Three men filming a reality show for the Discovery Channel were killed early Sunday morning when their Bell 206B Jet Ranger crashed at Polsa Rosa Ranch in Acton, California. The accident, one of the worst in recent memory, comes shortly after the Motion Picture Association of America filed disclosures revealing the organization is lobbying the Federal Aviation Administration to create guidelines governing the use of drones.
Hollywood's drones — small, multi-rotor helicopters equipped with cameras — are very different than the Predator drones that have carried out targeted killings of enemy combatants abroad. The MPAA argues that its drones offer a safer, cheaper way to shoot aerial cinematography, and says federal guidelines are years overdue.
According to Colin Guinn, the North American CEO of DJI Innovations, a company that manufacturers unmanned aerial vehicles, accidents such as Sunday's are all too common in the industry, and they could be avoided if the government would move faster to unleash Hollywood's drone army in waiting. Could Drones Have Prevented A Deadly Hollywood Helicopter Crash?
Next month, a colleague of Guinn's will shoot a dramatic closing moment of the upcoming film 10 Things I Hate About Life on the Santa Monica pier. The shot, he explains, is a close-up on the lead actress sitting in the ferris wheel; the camera will pan out from her face to capture the pier and and the surrounding landscape.
"We could easily do that with an RC [remote controlled] helicopter — hover 15, 20 feet away, get right on them, then slowly pull away and reveal the coastline," Guinn says, but, "since the California Film Commission won't grant permits for using UAS [Unmanned Aerial System] right now, because the FAA guidelines haven't come out yet, we're going to be using a full-scale aircraft to get that shot."
Drones have been used by filmmakers for years (in 1995, Emanuel Previnaire won a technical Academy Award for his pioneering use of unmanned helicopters for cinematography), despite the fact that, in the absence of guidelines, it's technically illegal to be paid for or otherwise profit from operating an unmanned aerial vehicle.
Guinn calls the FAA's heel-dragging on drones "criminal."
"We're going to be hovering our helicopter out over the Santa Monica pier, or over the water, well outside the velocity chart, several minutes at a time getting this shot where human lives are at stake," Guinn explains. "People die doing this. Instead of us using a little drone to get the same shot. What happens if the drone fails? It crashes in the water. Who cares?"
The MPAA filed a lobbying disclosure in January, but Howard Gantman, spokesperson for the organization, says that the association has been asking the government agency to issue guidelines for several years now.
"Right now, we're interested in having some good common sense regulations for what's essentially a small helicopter," Gantman says. "It's a couple years' overdue already."
A spokesperson for the FAA confirms that the rules that would govern commercial use of drones are still in the process of development.
"There is currently no provision under the regulations for someone to operate an unmanned aircraft and get paid for it," says Les Dorr of the FAA. "That's the type of thing that the rule we are drafting will cover."

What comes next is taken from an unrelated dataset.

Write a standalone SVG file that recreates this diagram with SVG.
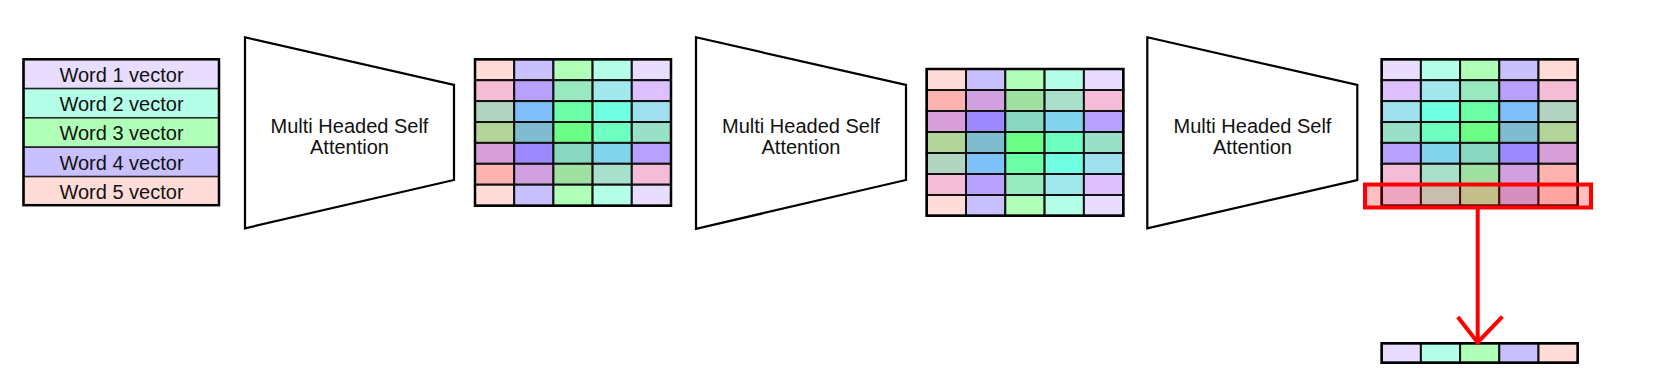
<svg xmlns="http://www.w3.org/2000/svg" width="1654" height="388" viewBox="0 0 1654 388">
<style>
.txt{font-family:"Liberation Sans",Arial,sans-serif;font-size:20px;fill:#111;text-anchor:middle}
.trap{fill:#fff;stroke:#000;stroke-width:2.2}
.c{stroke:#111;stroke-width:2}
.w{stroke:#222;stroke-width:1.5}
.box{fill:none;stroke:#000;stroke-width:2.5}
.red{stroke:#ff0000;stroke-width:4;fill:none;stroke-linecap:square}
</style>
<rect width="1654" height="388" fill="#fff"/>

<g id="words">
  <rect class="w" x="23.5" y="59.3" width="195.5" height="29.3" fill="#e8dcff"/>
  <rect class="w" x="23.5" y="88.6" width="195.5" height="29.2" fill="#b3ffe8"/>
  <rect class="w" x="23.5" y="117.8" width="195.5" height="29.4" fill="#b0ffb8"/>
  <rect class="w" x="23.5" y="147.2" width="195.5" height="29.4" fill="#c8c0ff"/>
  <rect class="w" x="23.5" y="176.6" width="195.5" height="28.6" fill="#ffdcd8"/>
  <rect class="box" x="23.5" y="59.3" width="195.5" height="145.9"/>
  <text class="txt" x="121.5" y="81.5">Word 1 vector</text>
  <text class="txt" x="121.5" y="110.5">Word 2 vector</text>
  <text class="txt" x="121.5" y="140">Word 3 vector</text>
  <text class="txt" x="121.5" y="169.5">Word 4 vector</text>
  <text class="txt" x="121.5" y="198.5">Word 5 vector</text>
</g>

<g id="mhsa1">
  <polygon class="trap" points="245,37.3 454,85 454,180 245,228.3"/>
  <text class="txt" x="349.5" y="133.3">Multi Headed Self</text>
  <text class="txt" x="349.5" y="153.5">Attention</text>
</g>

<g id="grid1">
  <g class="c">
    <rect x="475" y="59.3" width="39.2" height="20.9" fill="#ffdcd8"/><rect x="514.2" y="59.3" width="39.2" height="20.9" fill="#c8c0ff"/><rect x="553.4" y="59.3" width="39.2" height="20.9" fill="#b0ffb8"/><rect x="592.6" y="59.3" width="39.2" height="20.9" fill="#b3ffe8"/><rect x="631.8" y="59.3" width="39.2" height="20.9" fill="#e8dcff"/>
    <rect x="475" y="80.2" width="39.2" height="20.9" fill="#f5bcd5"/><rect x="514.2" y="80.2" width="39.2" height="20.9" fill="#b8a0ff"/><rect x="553.4" y="80.2" width="39.2" height="20.9" fill="#98e8c0"/><rect x="592.6" y="80.2" width="39.2" height="20.9" fill="#a0e8ec"/><rect x="631.8" y="80.2" width="39.2" height="20.9" fill="#dcc0ff"/>
    <rect x="475" y="101.1" width="39.2" height="20.9" fill="#b3d4c0"/><rect x="514.2" y="101.1" width="39.2" height="20.9" fill="#80c0f8"/><rect x="553.4" y="101.1" width="39.2" height="20.9" fill="#6cffa8"/><rect x="592.6" y="101.1" width="39.2" height="20.9" fill="#70ffe0"/><rect x="631.8" y="101.1" width="39.2" height="20.9" fill="#a0e0ee"/>
    <rect x="475" y="122" width="39.2" height="20.9" fill="#b3d498"/><rect x="514.2" y="122" width="39.2" height="20.9" fill="#80bcd0"/><rect x="553.4" y="122" width="39.2" height="20.9" fill="#6cff88"/><rect x="592.6" y="122" width="39.2" height="20.9" fill="#6cffc0"/><rect x="631.8" y="122" width="39.2" height="20.9" fill="#98e0c8"/>
    <rect x="475" y="142.9" width="39.2" height="20.9" fill="#d8a0d8"/><rect x="514.2" y="142.9" width="39.2" height="20.9" fill="#9c88ff"/><rect x="553.4" y="142.9" width="39.2" height="20.9" fill="#88d8c0"/><rect x="592.6" y="142.9" width="39.2" height="20.9" fill="#80d4ec"/><rect x="631.8" y="142.9" width="39.2" height="20.9" fill="#b8a0ff"/>
    <rect x="475" y="163.8" width="39.2" height="20.9" fill="#ffb3b0"/><rect x="514.2" y="163.8" width="39.2" height="20.9" fill="#d0a0e0"/><rect x="553.4" y="163.8" width="39.2" height="20.9" fill="#a0e0a0"/><rect x="592.6" y="163.8" width="39.2" height="20.9" fill="#a8e0cc"/><rect x="631.8" y="163.8" width="39.2" height="20.9" fill="#f5bcd8"/>
    <rect x="475" y="184.7" width="39.2" height="21" fill="#ffdcd8"/><rect x="514.2" y="184.7" width="39.2" height="21" fill="#c8c0ff"/><rect x="553.4" y="184.7" width="39.2" height="21" fill="#b0ffb8"/><rect x="592.6" y="184.7" width="39.2" height="21" fill="#b3ffe8"/><rect x="631.8" y="184.7" width="39.2" height="21" fill="#e8dcff"/>
  </g>
  <rect class="box" x="475" y="59.3" width="196" height="146.4"/>
</g>

<g id="mhsa2">
  <polygon class="trap" points="696,37.3 906,85 906,180 696,228.8"/>
  <text class="txt" x="801" y="133.3">Multi Headed Self</text>
  <text class="txt" x="801" y="153.5">Attention</text>
</g>

<g id="grid2">
  <g class="c">
    <rect x="926.7" y="69" width="39.3" height="21" fill="#ffdcd8"/><rect x="966" y="69" width="39.3" height="21" fill="#c8c0ff"/><rect x="1005.3" y="69" width="39.3" height="21" fill="#b0ffb8"/><rect x="1044.6" y="69" width="39.3" height="21" fill="#b3ffe8"/><rect x="1083.9" y="69" width="39.4" height="21" fill="#e8dcff"/>
    <rect x="926.7" y="90" width="39.3" height="21" fill="#ffb3b0"/><rect x="966" y="90" width="39.3" height="21" fill="#d0a0e0"/><rect x="1005.3" y="90" width="39.3" height="21" fill="#a0e0a0"/><rect x="1044.6" y="90" width="39.3" height="21" fill="#a8e0cc"/><rect x="1083.9" y="90" width="39.4" height="21" fill="#f5bcd8"/>
    <rect x="926.7" y="111" width="39.3" height="21" fill="#d8a0d8"/><rect x="966" y="111" width="39.3" height="21" fill="#9c88ff"/><rect x="1005.3" y="111" width="39.3" height="21" fill="#88d8c0"/><rect x="1044.6" y="111" width="39.3" height="21" fill="#80d4ec"/><rect x="1083.9" y="111" width="39.4" height="21" fill="#b8a0ff"/>
    <rect x="926.7" y="132" width="39.3" height="21" fill="#b3d498"/><rect x="966" y="132" width="39.3" height="21" fill="#80bcd0"/><rect x="1005.3" y="132" width="39.3" height="21" fill="#6cff88"/><rect x="1044.6" y="132" width="39.3" height="21" fill="#6cffc0"/><rect x="1083.9" y="132" width="39.4" height="21" fill="#98e0c8"/>
    <rect x="926.7" y="153" width="39.3" height="21" fill="#b3d4c0"/><rect x="966" y="153" width="39.3" height="21" fill="#80c0f8"/><rect x="1005.3" y="153" width="39.3" height="21" fill="#6cffa8"/><rect x="1044.6" y="153" width="39.3" height="21" fill="#70ffe0"/><rect x="1083.9" y="153" width="39.4" height="21" fill="#a0e0ee"/>
    <rect x="926.7" y="174" width="39.3" height="21" fill="#f5bcd5"/><rect x="966" y="174" width="39.3" height="21" fill="#b8a0ff"/><rect x="1005.3" y="174" width="39.3" height="21" fill="#98e8c0"/><rect x="1044.6" y="174" width="39.3" height="21" fill="#a0e8ec"/><rect x="1083.9" y="174" width="39.4" height="21" fill="#dcc0ff"/>
    <rect x="926.7" y="195" width="39.3" height="20.7" fill="#ffdcd8"/><rect x="966" y="195" width="39.3" height="20.7" fill="#c8c0ff"/><rect x="1005.3" y="195" width="39.3" height="20.7" fill="#b0ffb8"/><rect x="1044.6" y="195" width="39.3" height="20.7" fill="#b3ffe8"/><rect x="1083.9" y="195" width="39.4" height="20.7" fill="#e8dcff"/>
  </g>
  <rect class="box" x="926.7" y="69" width="196.6" height="146.7"/>
</g>

<g id="mhsa3">
  <polygon class="trap" points="1147.3,37.3 1357.3,85 1357.3,180 1147.3,228.3"/>
  <text class="txt" x="1252.5" y="133.3">Multi Headed Self</text>
  <text class="txt" x="1252.5" y="153.5">Attention</text>
</g>

<g id="grid3">
  <g class="c">
    <rect x="1381.7" y="59.3" width="39.2" height="20.9" fill="#e8dcff"/><rect x="1420.9" y="59.3" width="39.2" height="20.9" fill="#b3ffe8"/><rect x="1460.1" y="59.3" width="39.2" height="20.9" fill="#b0ffb8"/><rect x="1499.3" y="59.3" width="39.2" height="20.9" fill="#c8c0ff"/><rect x="1538.5" y="59.3" width="39.2" height="20.9" fill="#ffdcd8"/>
    <rect x="1381.7" y="80.2" width="39.2" height="20.9" fill="#dcc0ff"/><rect x="1420.9" y="80.2" width="39.2" height="20.9" fill="#a0e8ec"/><rect x="1460.1" y="80.2" width="39.2" height="20.9" fill="#98e8c0"/><rect x="1499.3" y="80.2" width="39.2" height="20.9" fill="#b8a0ff"/><rect x="1538.5" y="80.2" width="39.2" height="20.9" fill="#f5bcd5"/>
    <rect x="1381.7" y="101.1" width="39.2" height="20.9" fill="#a0e0ee"/><rect x="1420.9" y="101.1" width="39.2" height="20.9" fill="#70ffe0"/><rect x="1460.1" y="101.1" width="39.2" height="20.9" fill="#6cffa8"/><rect x="1499.3" y="101.1" width="39.2" height="20.9" fill="#80c0f8"/><rect x="1538.5" y="101.1" width="39.2" height="20.9" fill="#b3d4c0"/>
    <rect x="1381.7" y="122" width="39.2" height="20.9" fill="#98e0c8"/><rect x="1420.9" y="122" width="39.2" height="20.9" fill="#6cffc0"/><rect x="1460.1" y="122" width="39.2" height="20.9" fill="#6cff88"/><rect x="1499.3" y="122" width="39.2" height="20.9" fill="#80bcd0"/><rect x="1538.5" y="122" width="39.2" height="20.9" fill="#b3d498"/>
    <rect x="1381.7" y="142.9" width="39.2" height="20.9" fill="#b8a0ff"/><rect x="1420.9" y="142.9" width="39.2" height="20.9" fill="#80d4ec"/><rect x="1460.1" y="142.9" width="39.2" height="20.9" fill="#88d8c0"/><rect x="1499.3" y="142.9" width="39.2" height="20.9" fill="#9c88ff"/><rect x="1538.5" y="142.9" width="39.2" height="20.9" fill="#d8a0d8"/>
    <rect x="1381.7" y="163.8" width="39.2" height="20.9" fill="#f5bcd8"/><rect x="1420.9" y="163.8" width="39.2" height="20.9" fill="#a8e0cc"/><rect x="1460.1" y="163.8" width="39.2" height="20.9" fill="#a0e0a0"/><rect x="1499.3" y="163.8" width="39.2" height="20.9" fill="#d0a0e0"/><rect x="1538.5" y="163.8" width="39.2" height="20.9" fill="#ffb3b0"/>
    <rect x="1381.7" y="184.7" width="39.2" height="21" fill="#e8dcff"/><rect x="1420.9" y="184.7" width="39.2" height="21" fill="#b3ffe8"/><rect x="1460.1" y="184.7" width="39.2" height="21" fill="#b0ffb8"/><rect x="1499.3" y="184.7" width="39.2" height="21" fill="#c8c0ff"/><rect x="1538.5" y="184.7" width="39.2" height="21" fill="#ffdcd8"/>
  </g>
  <rect class="box" x="1381.7" y="59.3" width="196" height="146.4"/>
  <rect id="highlight" x="1365" y="184.5" width="226" height="23" fill="#ff0000" fill-opacity="0.25" stroke="#ff0000" stroke-width="4"/>
</g>

<g id="output">
  <g class="c">
    <rect x="1381.7" y="343.3" width="39.2" height="19.4" fill="#e8dcff"/><rect x="1420.9" y="343.3" width="39.2" height="19.4" fill="#b3ffe8"/><rect x="1460.1" y="343.3" width="39.2" height="19.4" fill="#b0ffb8"/><rect x="1499.3" y="343.3" width="39.2" height="19.4" fill="#c8c0ff"/><rect x="1538.5" y="343.3" width="39.2" height="19.4" fill="#ffdcd8"/>
  </g>
  <rect class="box" x="1381.7" y="343.3" width="196" height="19.4"/>
</g>

<g id="connectors">
  <line class="red" x1="1477.7" y1="209" x2="1477.7" y2="342"/>
  <polyline class="red" stroke-linecap="butt" points="1459,318.5 1477.7,342.5 1501,318"/>
</g>
</svg>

At this time, Dorr said, there is no estimated date at which the rule will be completed.
The already protracted process of crafting regulations for commercial drones could be further complicated by a growing anti-drone sentiment.
The Virginia-based Rutherford Institute helped pass the first local resolution outlawing drones in Charlottesville, Virginia, last week. The organization believes drones constitute a threat to Americans' safety, privacy, and free speech.
John Whitehead of the Rutherford Institute says that the organization does not object to a private company, like a film studio, using drones for aerial filming. He adds, "The thing that we object to is the government using the information they collect in a court of law."
Whitehead worries that if and when it becomes legal to use drones commercially, "the government will be tapping into those private sources" to monitor private citizens.